Baseline Only (Fast)¶

python scripts/run_benchmark.py --quick --models baseline

Statsforecast Only¶

python scripts/run_benchmark.py --quick --models statsforecast

All Models (Default)¶

python scripts/run_benchmark.py --quick --models all

Resuming Interrupted Runs¶

Benchmarks save checkpoints after each dataset.
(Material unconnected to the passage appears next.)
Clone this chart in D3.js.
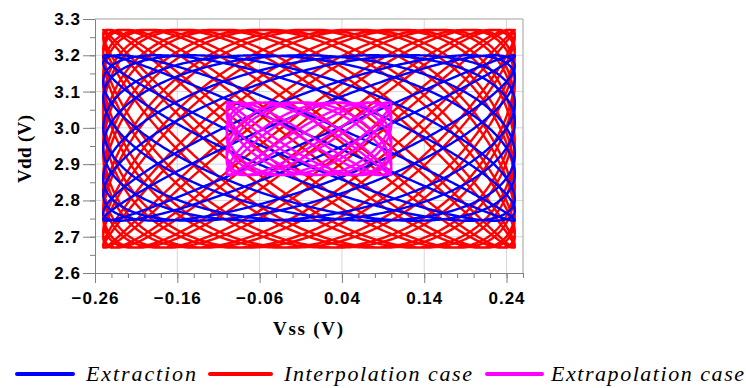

To resume:

# Find your run directory
ls benchmarks/results/

# Resume from checkpoint
python scripts/run_benchmark.py --resume benchmarks/results/run_abc123

Output Interpretation¶

results.json¶

{
  "metadata": {
    "run_id": "abc12345",
    "timestamp": "2025-01-15T10:30:00Z",
    "temporalcv_version": "1.0.0",
    "total_runtime_seconds": 3600.0
  },
  "report": {
    "results": [
      {
        "dataset_name": "M4_monthly",
        "best_model": "AutoETS",
        "models": [...]
      }
    ],
    "summary": {
      "wins_by_model": {"AutoETS": 3, "AutoARIMA": 2, ...}
    }
  }
}

results.md¶

Markdown tables ready for documentation:

## Summary

| Dataset | Best Model | MAE | vs Naive |
|---------|------------|-----|----------|
| M4_yearly | AutoETS | 0.1234 | -15.2% |
...

Generating Documentation¶

After running benchmarks:

from temporalcv.compare import (
    load_benchmark_results,
    generate_benchmark_docs,
)
from pathlib import Path

# Load results
report, metadata = load_benchmark_results(
    Path("benchmarks/results/run_abc123/results.json")
)

# Generate comprehensive documentation
docs = generate_benchmark_docs(report, metadata)

# Save to docs
Path("docs/benchmarks.md").write_text(docs)

Troubleshooting¶

ImportError: statsforecast not found¶

pip install statsforecast

M5 DatasetNotFoundError¶

Download M5 data from Kaggle and provide path:

python scripts/run_benchmark.py --m5-path /path/to/m5/

Out of Memory¶

Reduce sample size:

python scripts/run_benchmark.py --sample 100

Or run single frequency:

python scripts/run_benchmark.py --dataset m4_monthly --sample 500

Slow Performance¶

Enable parallel execution (requires joblib):

from temporalcv.compare.adapters.multi_series import MultiSeriesAdapter

# Wrap adapter for parallel execution
adapter = MultiSeriesAdapter(base_adapter, n_jobs=8)

Hardware Requirements¶

Mode	RAM	Time (8-core)	Time (1-core)
Quick	4GB	~1 hour	~6-8 hours
Full	8GB	~8-10 hours	~60+ hours

Verifying Results¶

Compare your results to published benchmarks:

from temporalcv.compare import load_benchmark_results

# Load your results
my_report, _ = load_benchmark_results("benchmarks/results/run_xyz/results.json")

# Load reference results (if available)
ref_report, _ = load_benchmark_results("benchmarks/reference/results.json")

# Compare
for my_result, ref_result in zip(my_report.results, ref_report.results):
    print(f"{my_result.dataset_name}:")
    print(f"  Your best: {my_result.best_model}")
    print(f"  Reference: {ref_result.best_model}")